— Start of Information shown —

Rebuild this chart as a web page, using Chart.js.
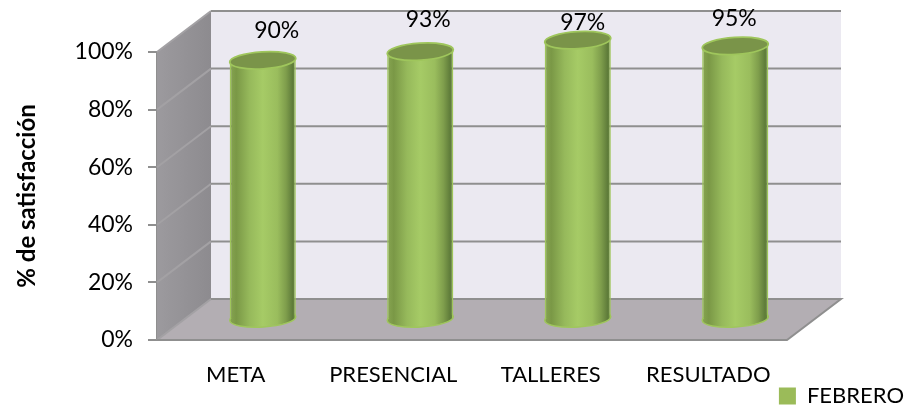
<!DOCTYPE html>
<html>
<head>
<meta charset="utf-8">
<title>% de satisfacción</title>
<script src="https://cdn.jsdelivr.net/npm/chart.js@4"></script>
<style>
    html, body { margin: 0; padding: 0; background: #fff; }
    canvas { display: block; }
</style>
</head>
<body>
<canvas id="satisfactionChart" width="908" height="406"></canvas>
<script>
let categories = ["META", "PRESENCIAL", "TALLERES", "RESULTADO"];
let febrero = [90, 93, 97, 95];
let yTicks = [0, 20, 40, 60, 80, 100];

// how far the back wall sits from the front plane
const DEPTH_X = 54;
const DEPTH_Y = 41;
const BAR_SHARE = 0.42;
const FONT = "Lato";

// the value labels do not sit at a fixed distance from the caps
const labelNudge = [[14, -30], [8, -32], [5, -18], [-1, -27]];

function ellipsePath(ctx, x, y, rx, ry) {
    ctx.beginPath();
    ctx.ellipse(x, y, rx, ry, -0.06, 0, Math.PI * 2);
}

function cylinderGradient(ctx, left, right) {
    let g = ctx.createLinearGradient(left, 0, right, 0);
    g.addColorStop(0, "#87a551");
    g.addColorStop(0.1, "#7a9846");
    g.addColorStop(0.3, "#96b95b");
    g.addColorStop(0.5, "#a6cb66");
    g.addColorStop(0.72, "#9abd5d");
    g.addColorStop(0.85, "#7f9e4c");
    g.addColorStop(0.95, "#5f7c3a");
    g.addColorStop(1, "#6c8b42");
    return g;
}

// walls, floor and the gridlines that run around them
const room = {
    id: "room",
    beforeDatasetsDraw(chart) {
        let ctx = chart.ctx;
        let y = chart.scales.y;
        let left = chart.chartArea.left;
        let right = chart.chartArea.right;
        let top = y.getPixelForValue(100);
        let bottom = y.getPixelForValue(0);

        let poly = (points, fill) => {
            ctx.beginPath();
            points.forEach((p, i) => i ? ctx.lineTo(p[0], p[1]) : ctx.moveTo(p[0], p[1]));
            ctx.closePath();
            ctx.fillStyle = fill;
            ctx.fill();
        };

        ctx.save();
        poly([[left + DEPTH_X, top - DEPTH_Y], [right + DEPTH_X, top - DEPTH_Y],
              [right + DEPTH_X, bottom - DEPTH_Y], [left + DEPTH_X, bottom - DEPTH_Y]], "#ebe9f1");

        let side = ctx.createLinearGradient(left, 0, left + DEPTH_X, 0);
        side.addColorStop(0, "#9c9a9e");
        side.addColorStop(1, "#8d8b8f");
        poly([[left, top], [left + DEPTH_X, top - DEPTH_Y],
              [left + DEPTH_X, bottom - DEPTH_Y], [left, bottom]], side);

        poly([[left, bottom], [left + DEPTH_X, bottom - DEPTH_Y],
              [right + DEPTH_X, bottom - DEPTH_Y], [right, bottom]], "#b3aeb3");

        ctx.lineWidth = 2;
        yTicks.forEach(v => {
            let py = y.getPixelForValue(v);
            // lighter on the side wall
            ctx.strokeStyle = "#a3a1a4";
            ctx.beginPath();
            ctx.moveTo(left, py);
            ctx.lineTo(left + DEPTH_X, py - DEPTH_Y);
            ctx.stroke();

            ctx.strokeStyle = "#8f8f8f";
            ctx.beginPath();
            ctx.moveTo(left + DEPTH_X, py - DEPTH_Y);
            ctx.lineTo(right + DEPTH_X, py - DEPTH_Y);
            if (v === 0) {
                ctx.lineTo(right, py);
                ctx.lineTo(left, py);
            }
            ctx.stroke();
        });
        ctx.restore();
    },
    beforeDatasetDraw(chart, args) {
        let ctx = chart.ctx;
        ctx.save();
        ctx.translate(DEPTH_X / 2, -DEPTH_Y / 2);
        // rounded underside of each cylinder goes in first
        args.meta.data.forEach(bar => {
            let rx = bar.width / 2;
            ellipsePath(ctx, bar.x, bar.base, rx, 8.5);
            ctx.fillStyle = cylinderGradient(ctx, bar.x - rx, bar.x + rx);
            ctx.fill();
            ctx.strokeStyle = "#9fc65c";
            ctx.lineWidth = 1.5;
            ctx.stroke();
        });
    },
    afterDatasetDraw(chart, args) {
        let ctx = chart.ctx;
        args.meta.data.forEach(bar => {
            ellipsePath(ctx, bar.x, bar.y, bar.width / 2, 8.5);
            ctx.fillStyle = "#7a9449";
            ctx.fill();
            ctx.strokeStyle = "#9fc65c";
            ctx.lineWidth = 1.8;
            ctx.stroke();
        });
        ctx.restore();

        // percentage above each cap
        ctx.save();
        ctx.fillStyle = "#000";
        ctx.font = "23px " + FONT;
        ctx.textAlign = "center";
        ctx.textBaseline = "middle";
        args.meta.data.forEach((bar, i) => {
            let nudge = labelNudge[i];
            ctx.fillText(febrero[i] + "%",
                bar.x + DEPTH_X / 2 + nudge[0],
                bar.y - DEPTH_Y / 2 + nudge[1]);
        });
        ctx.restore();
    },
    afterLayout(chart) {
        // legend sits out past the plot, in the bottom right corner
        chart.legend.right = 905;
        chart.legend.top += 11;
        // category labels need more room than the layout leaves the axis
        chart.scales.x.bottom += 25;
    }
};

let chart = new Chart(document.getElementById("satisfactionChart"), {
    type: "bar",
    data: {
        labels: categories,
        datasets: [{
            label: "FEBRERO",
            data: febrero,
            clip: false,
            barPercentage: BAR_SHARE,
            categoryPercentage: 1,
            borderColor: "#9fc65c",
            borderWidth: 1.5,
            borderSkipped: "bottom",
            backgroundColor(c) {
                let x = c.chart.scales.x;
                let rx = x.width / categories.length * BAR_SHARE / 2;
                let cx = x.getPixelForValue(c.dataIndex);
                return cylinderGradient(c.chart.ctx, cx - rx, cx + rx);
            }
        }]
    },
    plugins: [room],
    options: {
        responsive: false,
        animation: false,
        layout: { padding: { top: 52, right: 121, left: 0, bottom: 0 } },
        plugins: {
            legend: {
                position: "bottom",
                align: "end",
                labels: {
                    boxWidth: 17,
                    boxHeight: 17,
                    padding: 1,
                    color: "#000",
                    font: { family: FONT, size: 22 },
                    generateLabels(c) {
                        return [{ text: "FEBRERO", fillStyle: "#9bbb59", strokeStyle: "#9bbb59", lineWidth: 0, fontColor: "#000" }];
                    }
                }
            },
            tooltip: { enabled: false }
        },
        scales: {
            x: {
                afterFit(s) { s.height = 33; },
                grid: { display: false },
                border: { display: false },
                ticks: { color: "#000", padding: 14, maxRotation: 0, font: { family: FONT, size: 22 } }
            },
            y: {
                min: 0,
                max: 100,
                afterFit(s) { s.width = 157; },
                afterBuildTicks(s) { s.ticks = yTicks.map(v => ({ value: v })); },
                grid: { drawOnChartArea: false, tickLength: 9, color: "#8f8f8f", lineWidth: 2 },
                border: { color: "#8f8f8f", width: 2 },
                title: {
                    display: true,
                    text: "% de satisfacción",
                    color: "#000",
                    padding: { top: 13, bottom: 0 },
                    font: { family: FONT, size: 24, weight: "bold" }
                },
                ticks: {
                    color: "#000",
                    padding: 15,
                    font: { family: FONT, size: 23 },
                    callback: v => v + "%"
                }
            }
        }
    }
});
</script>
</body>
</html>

— End of Information shown —

**Brief:**
Output the material word for word, omitting its pictures.

**Written answer:**
Rebuild this chart as a web page, using Chart.js.
<!DOCTYPE html>
<html>
<head>
<meta charset="utf-8">
<title>% de satisfacción</title>
<script src="https://cdn.jsdelivr.net/npm/chart.js@4"></script>
<style>
    html, body { margin: 0; padding: 0; background: #fff; }
    canvas { display: block; }
</style>
</head>
<body>
<canvas id="satisfactionChart" width="908" height="406"></canvas>
<script>
let categories = ["META", "PRESENCIAL", "TALLERES", "RESULTADO"];
let febrero = [90, 93, 97, 95];
let yTicks = [0, 20, 40, 60, 80, 100];

// how far the back wall sits from the front plane
const DEPTH_X = 54;
const DEPTH_Y = 41;
const BAR_SHARE = 0.42;
const FONT = "Lato";

// the value labels do not sit at a fixed distance from the caps
const labelNudge = [[14, -30], [8, -32], [5, -18], [-1, -27]];

function ellipsePath(ctx, x, y, rx, ry) {
    ctx.beginPath();
    ctx.ellipse(x, y, rx, ry, -0.06, 0, Math.PI * 2);
}

function cylinderGradient(ctx, left, right) {
    let g = ctx.createLinearGradient(left, 0, right, 0);
    g.addColorStop(0, "#87a551");
    g.addColorStop(0.1, "#7a9846");
    g.addColorStop(0.3, "#96b95b");
    g.addColorStop(0.5, "#a6cb66");
    g.addColorStop(0.72, "#9abd5d");
    g.addColorStop(0.85, "#7f9e4c");
    g.addColorStop(0.95, "#5f7c3a");
    g.addColorStop(1, "#6c8b42");
    return g;
}

// walls, floor and the gridlines that run around them
const room = {
    id: "room",
    beforeDatasetsDraw(chart) {
        let ctx = chart.ctx;
        let y = chart.scales.y;
        let left = chart.chartArea.left;
        let right = chart.chartArea.right;
        let top = y.getPixelForValue(100);
        let bottom = y.getPixelForValue(0);

        let poly = (points, fill) => {
            ctx.beginPath();
            points.forEach((p, i) => i ? ctx.lineTo(p[0], p[1]) : ctx.moveTo(p[0], p[1]));
            ctx.closePath();
            ctx.fillStyle = fill;
            ctx.fill();
        };

        ctx.save();
        poly([[left + DEPTH_X, top - DEPTH_Y], [right + DEPTH_X, top - DEPTH_Y],
              [right + DEPTH_X, bottom - DEPTH_Y], [left + DEPTH_X, bottom - DEPTH_Y]], "#ebe9f1");

        let side = ctx.createLinearGradient(left, 0, left + DEPTH_X, 0);
        side.addColorStop(0, "#9c9a9e");
        side.addColorStop(1, "#8d8b8f");
        poly([[left, top], [left + DEPTH_X, top - DEPTH_Y],
              [left + DEPTH_X, bottom - DEPTH_Y], [left, bottom]], side);

        poly([[left, bottom], [left + DEPTH_X, bottom - DEPTH_Y],
              [right + DEPTH_X, bottom - DEPTH_Y], [right, bottom]], "#b3aeb3");

        ctx.lineWidth = 2;
        yTicks.forEach(v => {
            let py = y.getPixelForValue(v);
            // lighter on the side wall
            ctx.strokeStyle = "#a3a1a4";
            ctx.beginPath();
            ctx.moveTo(left, py);
            ctx.lineTo(left + DEPTH_X, py - DEPTH_Y);
            ctx.stroke();

            ctx.strokeStyle = "#8f8f8f";
            ctx.beginPath();
            ctx.moveTo(left + DEPTH_X, py - DEPTH_Y);
            ctx.lineTo(right + DEPTH_X, py - DEPTH_Y);
            if (v === 0) {
                ctx.lineTo(right, py);
                ctx.lineTo(left, py);
            }
            ctx.stroke();
        });
        ctx.restore();
    },
    beforeDatasetDraw(chart, args) {
        let ctx = chart.ctx;
        ctx.save();
        ctx.translate(DEPTH_X / 2, -DEPTH_Y / 2);
        // rounded underside of each cylinder goes in first
        args.meta.data.forEach(bar => {
            let rx = bar.width / 2;
            ellipsePath(ctx, bar.x, bar.base, rx, 8.5);
            ctx.fillStyle = cylinderGradient(ctx, bar.x - rx, bar.x + rx);
            ctx.fill();
            ctx.strokeStyle = "#9fc65c";
            ctx.lineWidth = 1.5;
            ctx.stroke();
        });
    },
    afterDatasetDraw(chart, args) {
        let ctx = chart.ctx;
        args.meta.data.forEach(bar => {
            ellipsePath(ctx, bar.x, bar.y, bar.width / 2, 8.5);
            ctx.fillStyle = "#7a9449";
            ctx.fill();
            ctx.strokeStyle = "#9fc65c";
            ctx.lineWidth = 1.8;
            ctx.stroke();
        });
        ctx.restore();

        // percentage above each cap
        ctx.save();
        ctx.fillStyle = "#000";
        ctx.font = "23px " + FONT;
        ctx.textAlign = "center";
        ctx.textBaseline = "middle";
        args.meta.data.forEach((bar, i) => {
            let nudge = labelNudge[i];
            ctx.fillText(febrero[i] + "%",
                bar.x + DEPTH_X / 2 + nudge[0],
                bar.y - DEPTH_Y / 2 + nudge[1]);
        });
        ctx.restore();
    },
    afterLayout(chart) {
        // legend sits out past the plot, in the bottom right corner
        chart.legend.right = 905;
        chart.legend.top += 11;
        // category labels need more room than the layout leaves the axis
        chart.scales.x.bottom += 25;
    }
};

let chart = new Chart(document.getElementById("satisfactionChart"), {
    type: "bar",
    data: {
        labels: categories,
        datasets: [{
            label: "FEBRERO",
            data: febrero,
            clip: false,
            barPercentage: BAR_SHARE,
            categoryPercentage: 1,
            borderColor: "#9fc65c",
            borderWidth: 1.5,
            borderSkipped: "bottom",
            backgroundColor(c) {
                let x = c.chart.scales.x;
                let rx = x.width / categories.length * BAR_SHARE / 2;
                let cx = x.getPixelForValue(c.dataIndex);
                return cylinderGradient(c.chart.ctx, cx - rx, cx + rx);
            }
        }]
    },
    plugins: [room],
    options: {
        responsive: false,
        animation: false,
        layout: { padding: { top: 52, right: 121, left: 0, bottom: 0 } },
        plugins: {
            legend: {
                position: "bottom",
                align: "end",
                labels: {
                    boxWidth: 17,
                    boxHeight: 17,
                    padding: 1,
                    color: "#000",
                    font: { family: FONT, size: 22 },
                    generateLabels(c) {
                        return [{ text: "FEBRERO", fillStyle: "#9bbb59", strokeStyle: "#9bbb59", lineWidth: 0, fontColor: "#000" }];
                    }
                }
            },
            tooltip: { enabled: false }
        },
        scales: {
            x: {
                afterFit(s) { s.height = 33; },
                grid: { display: false },
                border: { display: false },
                ticks: { color: "#000", padding: 14, maxRotation: 0, font: { family: FONT, size: 22 } }
            },
            y: {
                min: 0,
                max: 100,
                afterFit(s) { s.width = 157; },
                afterBuildTicks(s) { s.ticks = yTicks.map(v => ({ value: v })); },
                grid: { drawOnChartArea: false, tickLength: 9, color: "#8f8f8f", lineWidth: 2 },
                border: { color: "#8f8f8f", width: 2 },
                title: {
                    display: true,
                    text: "% de satisfacción",
                    color: "#000",
                    padding: { top: 13, bottom: 0 },
                    font: { family: FONT, size: 24, weight: "bold" }
                },
                ticks: {
                    color: "#000",
                    padding: 15,
                    font: { family: FONT, size: 23 },
                    callback: v => v + "%"
                }
            }
        }
    }
});
</script>
</body>
</html>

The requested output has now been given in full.